Many words are written in an attempt to describe the next new thing. These days that list includes trust, authenticity, collaboration, holistic, personal, sustainability, engagement, and relationship capitalism.
You could make a case that the “most likely to succeed” is collaboration.
Why Collaboration Seems An Obvious Winner
For one thing, the economic benefits of collaboration seem somewhat obvious. Philip Evans of BCG [Boston Consulting Group] has written about the massive cost advantage accruing to Toyota vs. the US auto producers due to their ability to collaborate with their suppliers. Steven M. R. Covey, Jr., has written about the stark cost and speed savings available to those who seek it. I’ve written about it at some length too, and, in fact, collaboration is one of the four Trust Principles in my own work.
Furthermore, it’s not hard to understand what collaboration looks like. It means cooperating, not fighting. Our mothers taught us that regarding our siblings, and our teachers taught us about playing nicely together in the playground. There’s a sense that “we know how to do this.”
So — Why Don’t We Collaborate?
We know why to do it. We know how to do it (or at least we think we do). So why don’t we do it? I learned an axiom about ten years ago from Phil McGee: if you see negativity happening, the odds are good that you’ll find fear at the heart of it. Personal fear.
At this level, I can’t presume to speak for others, so I’ll have to just put out there why I fail to collaborate. And I do fail—constantly. The more calm I get, the more I am capable of noticing just how anti-instinctive it is for me to collaborate.
Let’s say someone calls me to say, “Hi, I see you wrote something about collaboration; maybe we could collaborate on writing more about that, get to know each other, maybe work together in some way?”
My first instant reaction—if I’m honest—is negative. This person is trying to steal my thunder, trying to get something from me. I careen back and forth between dismissing the person and fearing he’ll overpower me. Is he worthy of my time? Worse yet—am I worthy of his?
I know the benefits: I’ll learn and grow, and have more chances for good things to happen by behaving collaboratively than not.
And I know how to do it: Just say, “Hey, that could be really interesting, let’s talk,” and then do so, from a place of curiosity.
And yet—those first instincts rise in me.
I’ve gotten much better at it. I almost always notice those instincts now, right away. Not that long ago, I just lived in them.
Sometimes I get over it and say/do the right thing within 30-60 seconds. Other times, it may take up to a day of thinking on it before I end up doing the right thing.
Yet there are still those times I have managed to put things off indefinitely. Or others where the opportunity is now long-gone, and exists only on my should’ve guilt list.

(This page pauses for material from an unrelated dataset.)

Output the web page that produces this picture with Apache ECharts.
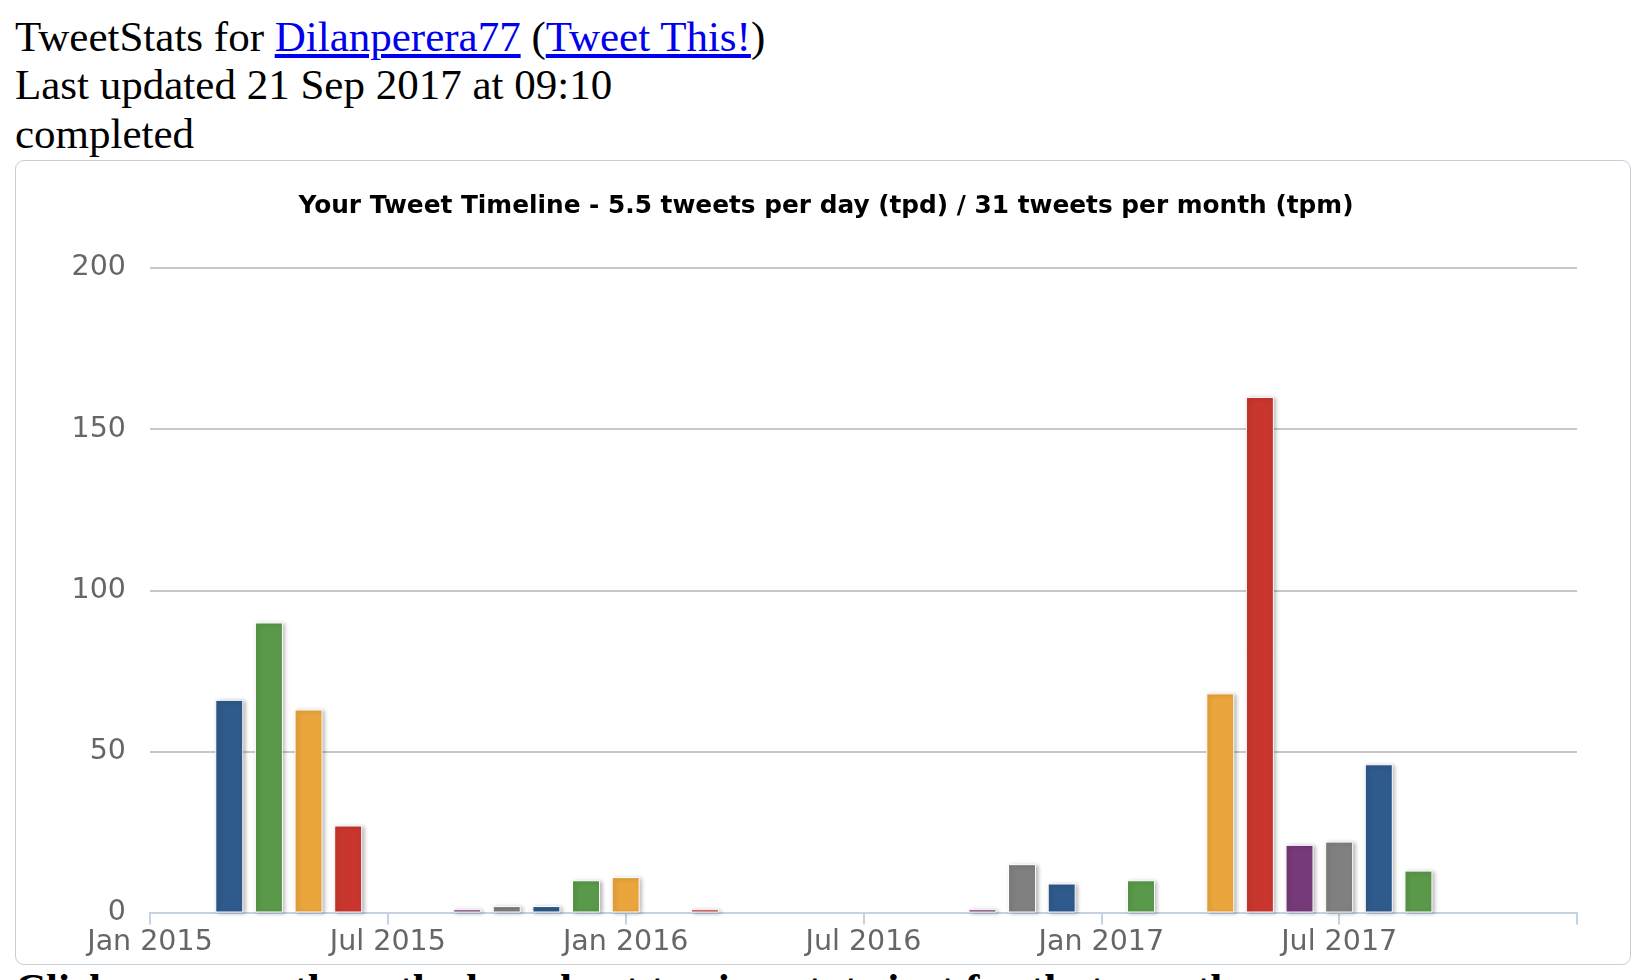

The Logic of Avoiding Collaboration
I don’t really think it’s just me. In the face of astonishingly obvious economic benefits, and a fairly obvious set of “how-to’s,” I think the main reason we don’t collaborate is simple.
There are two simple approaches to lowering fear. One is to mitigate risk. The other is to stop being so fearful. The first one is getting most of the press; we need more of the second.